On the design level: indeed if the vsqrtsd is 0.5 ULP accurate and fastest, then that seems to be the best thing to call for sqrt(x). Indeed, the general algorithm for x**y will most likely be slower and less accurate. So the question remains, if x**(1.0/2) should behave like sqrt(x) or like x**y. I assumed it would behave like x**(1.0/2), to get a faster and more accurate result, but you assume it should behave like x**y in order to be consistent with it. We can always provide a compiler option if we can’t agree on a good path forward.

Isn’t this similar to the various -ffast-math style optimizations that are faster but change the result, and so it can break some codes. So one simply leaves this to the user to choose.

1 Like

I think it’s reasonable to make it behave like sqrt, but then unless you also make x**y behave like sqrt you can end up with very weird errors. It would be reasonable to enable with -ffast-math

Can you give an example of such a weird error?

by weird error, I just mean that (for example) -O1 and -O3 could give different results because at -O3 the compiler was able to figure out y was always .5 while with -O1 it didn’t figure that out.

1 Like

Yes, indeed. We probably just need to make these things configurable.

Btw, currently we simply generate llvm.pow.f32/64 for both compile time and runtime exponent:

lfortran/asr_to_llvm.cpp at 1356463ea372f21ac3be3e3feb8cfae03ade45f9 · lfortran/lfortran · GitHub

I assume LLVM doesn’t optimize it out based on @msz59 result above, but I would need to see the details. @msz59 make sure you use --fast when you invoke lfortran. If you post your code, I can analyze it and figure out exactly what is happening.

2 Likes

If your cpu (and programming language) conforms to IEEE 754, sqrt is guaranteed to be correctly rounded in all round modes. Your fast implementation will be incompatible with the IEEE modules (if lfortran implement those). The error is guaranteed to no greater than 0.5 ULP. Oh, IEEE also requires sqrt(-0.) = -0.

Edited:
I just looked at the openlibm source code you pointed to. At the end of the file is a large comment on how to implement sqrt correctly. I used that algorithm to implement sqrtl for FreeBSD libm.
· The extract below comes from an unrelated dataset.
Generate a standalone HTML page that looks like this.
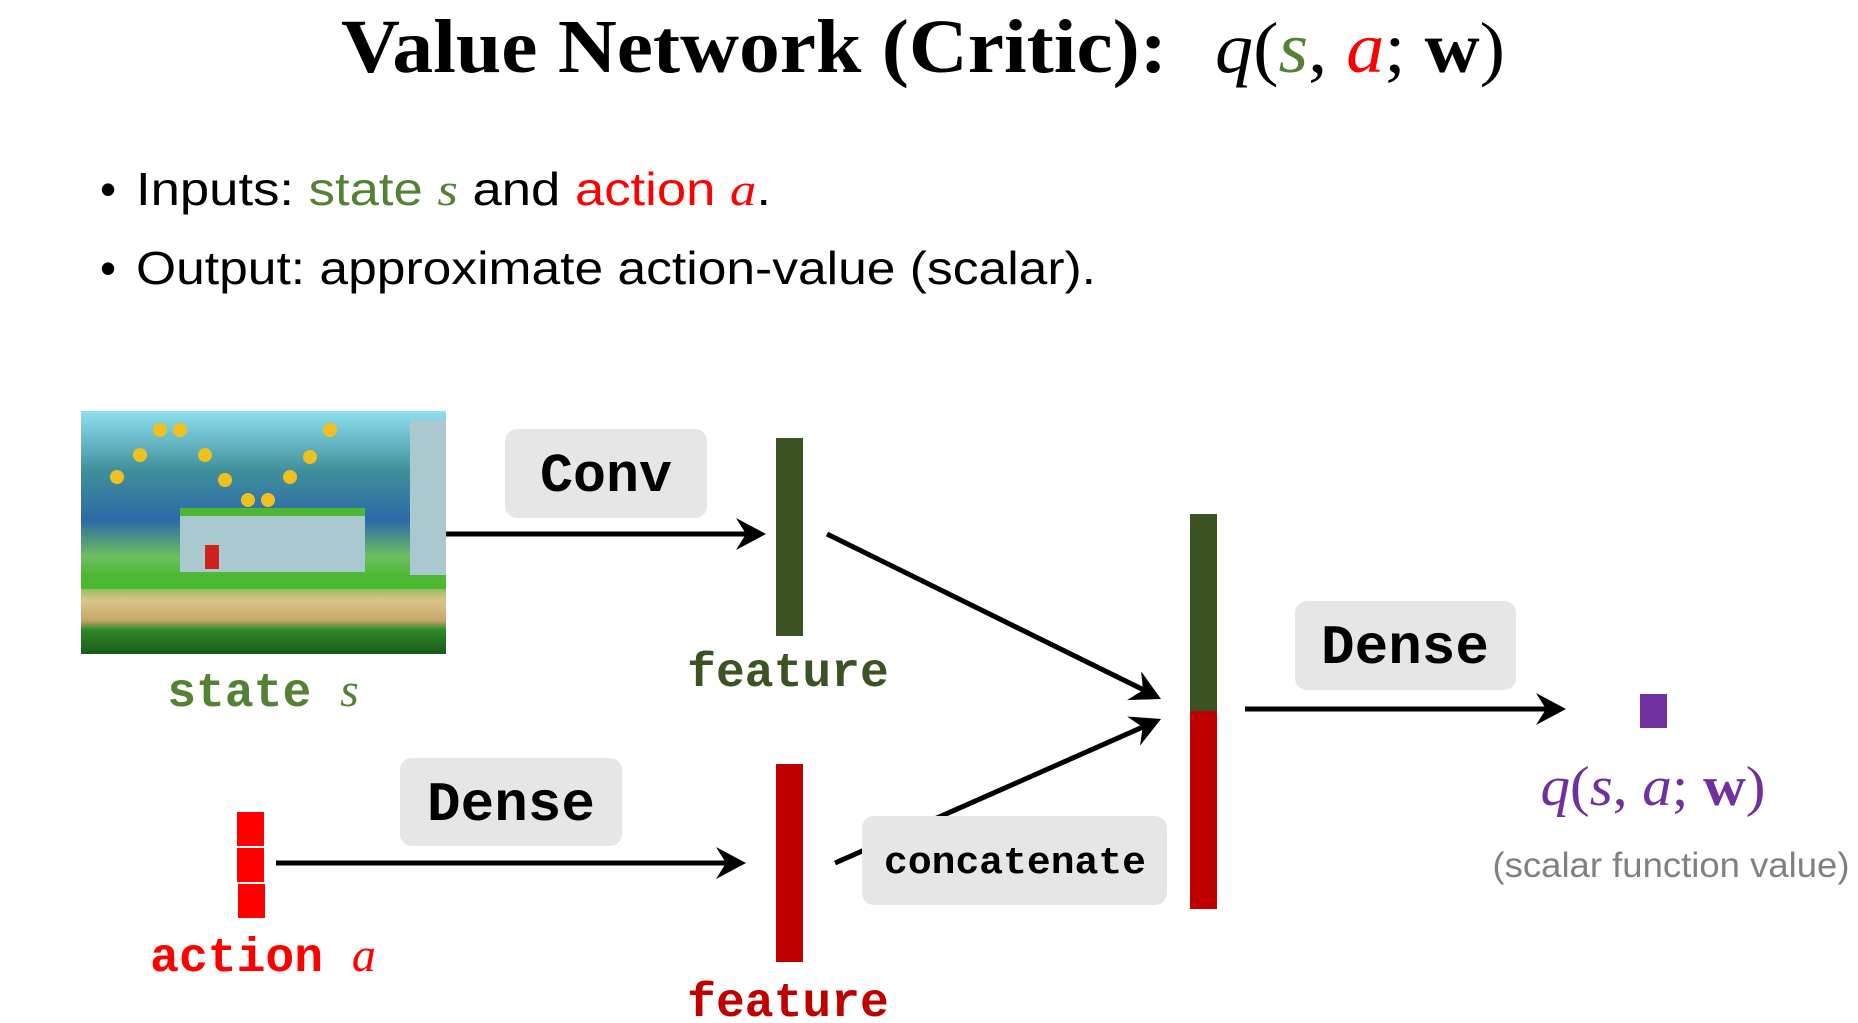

It leads to a slowwwwwwww software implementation. If you have FPU support, then you want to use it.

4 Likes

This isn’t the only place these kinds of things happen. For example, I’ve seen things like

real, parameter :: x = sin(1.0)
real :: y, z, one

one = 1.0
y = sin(1.0)
z = sin(one)
print *, x, y, z

print 3 different values before. This is because x is calculated by the compiler’s linked math library, y is calculated by an special case version of the run-time library function as it notices it is a special case, and z is calculated by the regular run-time library function, and each of these can be different. If you want to do optimizations, sometimes you have to be willing to give up some “determinism”.

2 Likes

no, you just have to have a competent compiler.

I tried the following and found the same results (with gfortran and ifort)

implicit none
real, parameter :: x = sin(1.0)
real :: y, z, one

one = 1.0
y = sin(1.0)
z = sin(one)
print *, x, y, z
end

With ifort (ifort test.f90 && ./a.out):

0.8414710  0.8414710 0.8414710

With gfortran (gfortran test.f90 && ./a.out):

0.841470977 0.841470977 0.841470977

So, i think compilers are very good at these calculations.

1 Like